Dí Gōng Àn 狄公案
The Cases of Judge Di Anonymous (不題撰人)
About the work
Dí Gōng Àn 狄公案 (The Cases of Judge Di) is an anonymous Qīng gōng’àn 公案 (court-case fiction) novel, attributing a series of judicial investigations to the historical Táng official Dí Rénjié 狄仁傑 (630–700). Like the earlier Péng Gōng Àn 彭公案 and Shī Gōng Àn 施公案, the novel cycles around a single virtuous magistrate-hero who solves crimes, exposes corrupt officials, and protects the innocent. The opening chapter establishes Dí Rénjié as an incorruptible official of brilliant perception, loyal to the emperor during the reign of the Wǔ Zétiān 武則天 regency; a narrative preamble summarizes his career from district magistrate through his elevation to the post of Shì zhōng 侍中 and his defense of the Táng imperial line. His four retainers — Mǎ Róng 馬榮, Qiáo Tài 喬太, Hóng Liàng 洪亮, and Táo Gān 陶幹 — accompany him on investigations throughout.
Tiyao
No tiyao found in source.
Abstract
The historical Dí Rénjié 狄仁傑 (630–700; CBDB id 3840), zì Huáiyīng 懷英, was a Táng statesman from Bīngzhōu 并州 (modern Tàiyuán, Shānxī). He served under Wǔ Zétiān 武則天 as a high official and is credited with persuading her to restore the Táng imperial succession and dismiss her favorites. His biography is in Jiù Táng shū 89 and Xīn Táng shū 115. He is already linked in this corpus to legal anecdote in KR3ed151.
The fictional amplification of Dí Rénjié as a detective-judge appears to have developed gradually through popular story-telling and eventually crystallized in the printed gōng’àn novel during the Qīng period. The extant text, housed in the Beijing Library under the accession ctp:wb4434, is undated; internal evidence (style, vocabulary, social references) is consistent with late 18th to mid-19th century composition. The novel is structured as a series of loosely connected criminal cases — abduction, murder, official corruption, supernatural appearances — rather than as a continuous narrative. In this it resembles the other major Qīng gōng’àn cycles.

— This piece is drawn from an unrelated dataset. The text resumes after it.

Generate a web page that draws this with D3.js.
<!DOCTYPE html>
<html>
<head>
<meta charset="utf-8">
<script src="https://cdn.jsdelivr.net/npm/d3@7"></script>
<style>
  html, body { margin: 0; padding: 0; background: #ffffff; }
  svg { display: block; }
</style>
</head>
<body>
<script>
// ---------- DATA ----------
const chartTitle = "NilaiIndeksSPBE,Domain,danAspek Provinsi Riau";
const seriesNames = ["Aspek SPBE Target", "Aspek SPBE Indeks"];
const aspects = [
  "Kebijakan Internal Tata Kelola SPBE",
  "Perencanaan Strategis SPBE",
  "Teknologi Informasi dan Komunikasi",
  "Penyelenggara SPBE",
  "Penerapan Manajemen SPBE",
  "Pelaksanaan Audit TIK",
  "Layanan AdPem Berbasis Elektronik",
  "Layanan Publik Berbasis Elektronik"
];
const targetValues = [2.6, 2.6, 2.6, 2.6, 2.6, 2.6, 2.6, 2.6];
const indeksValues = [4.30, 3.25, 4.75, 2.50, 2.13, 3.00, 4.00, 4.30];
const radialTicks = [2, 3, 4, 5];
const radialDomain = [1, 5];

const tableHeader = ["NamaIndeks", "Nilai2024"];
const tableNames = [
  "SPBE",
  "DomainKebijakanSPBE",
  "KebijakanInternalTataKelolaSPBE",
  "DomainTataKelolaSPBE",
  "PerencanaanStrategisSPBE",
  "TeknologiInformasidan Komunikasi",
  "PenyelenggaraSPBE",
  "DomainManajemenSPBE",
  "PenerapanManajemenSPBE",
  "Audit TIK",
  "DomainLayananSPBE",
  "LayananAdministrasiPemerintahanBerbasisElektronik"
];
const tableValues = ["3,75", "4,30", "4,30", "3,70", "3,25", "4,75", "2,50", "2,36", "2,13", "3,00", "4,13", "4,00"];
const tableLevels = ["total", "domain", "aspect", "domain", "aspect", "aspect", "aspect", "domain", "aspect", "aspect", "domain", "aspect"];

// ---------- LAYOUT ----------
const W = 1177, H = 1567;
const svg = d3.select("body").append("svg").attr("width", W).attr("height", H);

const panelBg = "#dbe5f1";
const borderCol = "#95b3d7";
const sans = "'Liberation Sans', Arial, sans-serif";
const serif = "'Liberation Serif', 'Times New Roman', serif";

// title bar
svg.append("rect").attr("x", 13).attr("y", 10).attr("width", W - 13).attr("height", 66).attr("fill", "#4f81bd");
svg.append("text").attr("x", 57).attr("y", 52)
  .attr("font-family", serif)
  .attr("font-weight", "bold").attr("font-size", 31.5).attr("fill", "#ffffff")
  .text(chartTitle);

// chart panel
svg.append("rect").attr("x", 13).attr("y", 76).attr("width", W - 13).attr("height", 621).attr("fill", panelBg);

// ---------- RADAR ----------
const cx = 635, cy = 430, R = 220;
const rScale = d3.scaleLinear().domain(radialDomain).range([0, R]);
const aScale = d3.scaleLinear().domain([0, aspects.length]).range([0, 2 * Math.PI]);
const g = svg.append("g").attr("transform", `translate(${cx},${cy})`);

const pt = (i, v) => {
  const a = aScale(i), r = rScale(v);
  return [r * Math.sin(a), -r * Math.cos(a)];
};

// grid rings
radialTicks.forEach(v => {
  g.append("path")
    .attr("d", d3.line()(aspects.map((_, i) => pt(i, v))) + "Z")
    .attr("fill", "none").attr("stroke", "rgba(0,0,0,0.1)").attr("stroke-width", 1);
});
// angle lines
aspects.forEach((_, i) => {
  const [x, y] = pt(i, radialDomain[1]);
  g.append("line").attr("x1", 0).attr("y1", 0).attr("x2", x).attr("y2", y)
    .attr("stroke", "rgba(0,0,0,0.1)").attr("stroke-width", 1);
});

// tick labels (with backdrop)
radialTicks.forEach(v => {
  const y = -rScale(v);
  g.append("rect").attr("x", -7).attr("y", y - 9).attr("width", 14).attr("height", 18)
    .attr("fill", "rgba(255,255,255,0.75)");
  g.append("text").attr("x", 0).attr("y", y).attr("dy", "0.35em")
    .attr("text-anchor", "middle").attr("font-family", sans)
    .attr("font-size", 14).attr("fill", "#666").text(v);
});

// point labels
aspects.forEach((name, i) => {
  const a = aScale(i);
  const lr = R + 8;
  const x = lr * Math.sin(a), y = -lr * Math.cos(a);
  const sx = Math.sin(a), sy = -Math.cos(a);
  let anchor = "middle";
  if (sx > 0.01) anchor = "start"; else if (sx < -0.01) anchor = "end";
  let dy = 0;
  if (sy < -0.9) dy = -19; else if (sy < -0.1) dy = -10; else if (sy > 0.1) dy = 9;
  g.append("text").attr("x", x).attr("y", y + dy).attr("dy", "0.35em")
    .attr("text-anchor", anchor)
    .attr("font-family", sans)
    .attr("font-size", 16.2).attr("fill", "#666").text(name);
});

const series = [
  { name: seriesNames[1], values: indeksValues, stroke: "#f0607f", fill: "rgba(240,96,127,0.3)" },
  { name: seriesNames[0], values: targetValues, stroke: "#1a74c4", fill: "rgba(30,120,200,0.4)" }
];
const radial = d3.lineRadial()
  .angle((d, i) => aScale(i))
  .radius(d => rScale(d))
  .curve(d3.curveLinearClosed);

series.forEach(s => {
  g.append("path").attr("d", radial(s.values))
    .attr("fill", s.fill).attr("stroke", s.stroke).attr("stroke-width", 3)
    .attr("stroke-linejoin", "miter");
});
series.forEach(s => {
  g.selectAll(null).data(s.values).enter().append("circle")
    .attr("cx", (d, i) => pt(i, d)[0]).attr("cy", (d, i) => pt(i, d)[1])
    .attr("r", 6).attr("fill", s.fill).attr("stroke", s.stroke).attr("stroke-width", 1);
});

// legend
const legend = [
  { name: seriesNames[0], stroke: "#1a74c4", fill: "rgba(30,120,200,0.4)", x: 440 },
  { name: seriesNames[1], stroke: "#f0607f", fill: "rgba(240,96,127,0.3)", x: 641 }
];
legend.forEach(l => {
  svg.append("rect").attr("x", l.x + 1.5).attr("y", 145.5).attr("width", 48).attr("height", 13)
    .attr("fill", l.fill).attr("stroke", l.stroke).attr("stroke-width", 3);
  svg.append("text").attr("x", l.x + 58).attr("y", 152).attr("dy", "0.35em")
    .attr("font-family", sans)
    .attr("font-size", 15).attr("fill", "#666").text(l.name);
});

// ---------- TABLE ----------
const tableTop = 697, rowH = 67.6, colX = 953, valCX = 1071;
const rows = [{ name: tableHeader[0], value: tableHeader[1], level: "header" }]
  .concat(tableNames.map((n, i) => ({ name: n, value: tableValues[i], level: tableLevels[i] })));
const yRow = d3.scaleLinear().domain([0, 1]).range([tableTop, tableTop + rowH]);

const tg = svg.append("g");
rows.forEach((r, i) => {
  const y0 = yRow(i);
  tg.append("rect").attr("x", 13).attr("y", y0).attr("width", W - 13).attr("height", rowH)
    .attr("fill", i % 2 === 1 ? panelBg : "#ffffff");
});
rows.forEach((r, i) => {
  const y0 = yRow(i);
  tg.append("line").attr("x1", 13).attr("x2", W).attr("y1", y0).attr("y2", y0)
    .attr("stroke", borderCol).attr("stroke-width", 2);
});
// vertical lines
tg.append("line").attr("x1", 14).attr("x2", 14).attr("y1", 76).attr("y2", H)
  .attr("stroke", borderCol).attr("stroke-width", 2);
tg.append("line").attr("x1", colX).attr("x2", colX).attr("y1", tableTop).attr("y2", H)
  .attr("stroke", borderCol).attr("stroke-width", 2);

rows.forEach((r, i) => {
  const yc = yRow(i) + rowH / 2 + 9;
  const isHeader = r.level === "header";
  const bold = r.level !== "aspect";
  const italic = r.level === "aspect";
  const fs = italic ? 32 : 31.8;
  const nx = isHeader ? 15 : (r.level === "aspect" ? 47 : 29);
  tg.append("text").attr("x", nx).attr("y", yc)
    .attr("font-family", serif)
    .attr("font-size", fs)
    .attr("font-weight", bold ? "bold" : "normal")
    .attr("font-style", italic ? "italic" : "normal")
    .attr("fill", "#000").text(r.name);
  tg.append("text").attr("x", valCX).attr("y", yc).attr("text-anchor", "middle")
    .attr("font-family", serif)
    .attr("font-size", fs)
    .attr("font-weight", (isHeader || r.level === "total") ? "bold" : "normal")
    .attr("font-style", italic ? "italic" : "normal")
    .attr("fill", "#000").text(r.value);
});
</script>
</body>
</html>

The text is noteworthy as the direct source for the Dutch sinologist and novelist Robert van Gulik 高羅佩 (Gāo Luópèi, 1910–1967), who translated an abridged version into English as Dee Goong An: Three Murder Cases Solved by Judge Dee (privately printed, Tokyo, 1949), and who then wrote an extended series of original English-language Judge Dee detective novels set in the Táng dynasty, drawing on both the Dí Gōng Àn and his broader Sinological research. Wilkinson notes that McMullen (1993) traces the “improbable progress of a Tang high official loyal to the Emperor Wu [Wǔ Zétiān] … to a master detective in the novels of Robert van Gulik.”
Translations and research
Van Gulik, Robert H. 1949. Dee Goong An: Three Murder Cases Solved by Judge Dee. Tokyo: privately printed. (Abridged translation of the Dí Gōng Àn.)

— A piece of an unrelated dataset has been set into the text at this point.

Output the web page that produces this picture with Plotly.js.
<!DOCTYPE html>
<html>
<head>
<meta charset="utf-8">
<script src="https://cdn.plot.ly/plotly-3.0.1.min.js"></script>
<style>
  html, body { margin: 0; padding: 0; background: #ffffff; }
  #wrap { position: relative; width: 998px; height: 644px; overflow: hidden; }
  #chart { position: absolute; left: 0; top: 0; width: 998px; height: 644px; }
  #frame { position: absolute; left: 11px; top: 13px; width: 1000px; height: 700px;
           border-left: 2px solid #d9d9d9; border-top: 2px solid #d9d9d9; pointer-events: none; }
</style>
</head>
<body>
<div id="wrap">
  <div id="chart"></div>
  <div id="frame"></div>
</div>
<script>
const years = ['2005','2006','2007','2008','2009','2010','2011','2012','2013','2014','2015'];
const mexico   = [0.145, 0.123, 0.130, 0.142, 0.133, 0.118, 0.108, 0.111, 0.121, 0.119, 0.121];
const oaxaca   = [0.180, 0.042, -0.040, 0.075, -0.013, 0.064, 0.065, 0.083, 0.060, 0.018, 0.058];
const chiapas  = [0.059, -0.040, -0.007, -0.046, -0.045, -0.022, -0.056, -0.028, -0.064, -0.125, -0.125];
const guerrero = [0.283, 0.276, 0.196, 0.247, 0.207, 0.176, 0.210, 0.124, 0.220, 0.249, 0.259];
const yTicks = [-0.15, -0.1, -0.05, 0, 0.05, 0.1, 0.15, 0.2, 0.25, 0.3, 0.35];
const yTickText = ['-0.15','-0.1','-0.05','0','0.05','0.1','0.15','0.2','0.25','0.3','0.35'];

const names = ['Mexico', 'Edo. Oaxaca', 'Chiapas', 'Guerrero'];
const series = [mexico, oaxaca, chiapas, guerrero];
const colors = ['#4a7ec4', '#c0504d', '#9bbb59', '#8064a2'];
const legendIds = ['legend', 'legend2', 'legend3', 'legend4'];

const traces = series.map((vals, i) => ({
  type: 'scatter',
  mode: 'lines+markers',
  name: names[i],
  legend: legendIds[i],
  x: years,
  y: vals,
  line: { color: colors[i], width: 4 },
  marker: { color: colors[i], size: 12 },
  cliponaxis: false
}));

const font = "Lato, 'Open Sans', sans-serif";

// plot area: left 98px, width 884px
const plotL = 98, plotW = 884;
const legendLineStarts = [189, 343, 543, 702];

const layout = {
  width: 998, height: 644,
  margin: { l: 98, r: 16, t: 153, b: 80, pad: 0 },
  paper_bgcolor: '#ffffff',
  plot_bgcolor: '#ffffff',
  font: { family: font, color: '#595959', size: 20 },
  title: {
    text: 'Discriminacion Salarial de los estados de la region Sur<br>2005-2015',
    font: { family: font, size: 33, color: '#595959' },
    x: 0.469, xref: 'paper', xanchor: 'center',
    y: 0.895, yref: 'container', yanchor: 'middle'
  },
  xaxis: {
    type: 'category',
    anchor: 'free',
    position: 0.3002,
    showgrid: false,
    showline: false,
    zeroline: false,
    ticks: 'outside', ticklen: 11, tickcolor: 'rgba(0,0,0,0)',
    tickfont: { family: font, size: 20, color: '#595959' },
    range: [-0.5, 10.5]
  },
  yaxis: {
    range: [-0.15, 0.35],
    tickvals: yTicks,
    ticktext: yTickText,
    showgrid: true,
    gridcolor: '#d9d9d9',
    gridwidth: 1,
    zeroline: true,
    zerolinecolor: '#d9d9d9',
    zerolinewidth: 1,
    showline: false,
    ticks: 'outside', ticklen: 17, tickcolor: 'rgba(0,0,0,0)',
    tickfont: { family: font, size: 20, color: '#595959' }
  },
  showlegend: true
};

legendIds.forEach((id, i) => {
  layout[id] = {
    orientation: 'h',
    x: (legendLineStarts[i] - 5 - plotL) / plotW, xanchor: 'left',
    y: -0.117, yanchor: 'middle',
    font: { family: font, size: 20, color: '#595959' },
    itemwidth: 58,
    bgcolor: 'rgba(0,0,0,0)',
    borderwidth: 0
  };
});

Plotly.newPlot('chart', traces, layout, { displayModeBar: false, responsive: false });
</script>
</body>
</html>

McMullen, David L. 1993. The real Judge Dee: Ti Jen-chieh 狄仁杰 (630–700) and the T’ang restoration of 705. Asia Major 6.1: 1–81.
Other points of interest
The Dí Gōng Àn is one of the very few Qīng vernacular novels to have achieved an afterlife in Western culture: van Gulik’s Judge Dee series — eventually comprising more than 15 novels — has been translated into over 20 languages and remains in print. Van Gulik’s Judge Dee is thus better known in the West than any Chinese original detective-novel character.